Así que, si el Hijo os libertare, seréis verdaderamente libres (S. Juan 8:36).
Se observa en muchos intelectuales, y aun en quienes no lo son, una especie de temor para entregarse al amor. El laureado escritor español José María Souvirón explicaba que ese temor nace “de un miedo a estar a la merced de otro”. “Del otro”, enfatiza, refiriéndose a Dios. “Cuando uno cede al amor, y lo sigue, renuncia a símismo, y esto sí que es difícil para la soberbia intelectual (y para toda clase de soberbia). La soberbia aplasta el amor abnegado y endiosa el libertinaje pretendiendo llamarlo libertad. Pero en aras de su filosofía, muchos deambulan por la vida no queriendo someterse en ninguna forma, a nada ni a nadie, para que nada ni nadie les impida hacer lo que ellos quieren; y no perciben que se han vuelto esclavos estériles de sus propias ideas. Son ahora, como higueras con hojas y sin frutos.
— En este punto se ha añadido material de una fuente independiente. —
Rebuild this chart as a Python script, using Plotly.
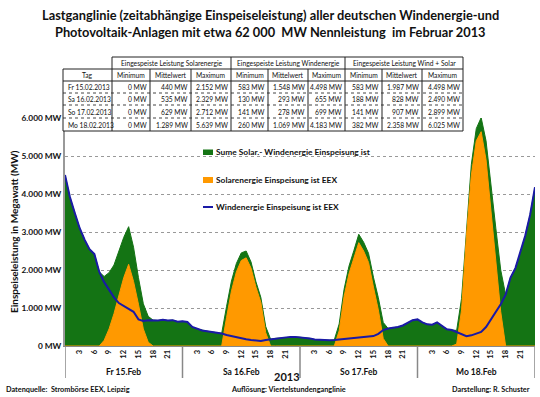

La libertad absoluta no existe. En la práctica, libertad significa voluntad y poder de elección. Una vez que elegimos, de alguna manera nos comprometemos con lo elegido; y si elegimos bien, habrá valido la pena el compromiso. La Biblia dice: “¿No sabéis que si os sometéis a alguien como esclavos para obedecerle, sois esclavos de aquel a quien obedecéis, sea del pecado para muerte, o sea de la obediencia para justicia?” “Pero, gracias a Dios, que aunque erais esclavos del pecado, habéis obedecido de corazón a aquella forma de doctrina a la cual fuisteis entregados; y libertados del pecado, vinisteis a ser siervos de la justicia”. “Ahora –exhortó el apóstol–, que habéis sido libertados del pecado y hechos siervos de Dios, tenéis por vuestro fruto la santificación, y como fin, la vida eterna” (Romanos 6:16-18, 22).
Creemos a veces, que sólo es posible vivir plenamente si se nos deja hacer lo que nos parece; pero la libertad que produce “vida” es compromiso. Implica elección y sometimiento. Si elegimos a Dios, y nos sometemos a él, habremos hallado la verdadera libertad.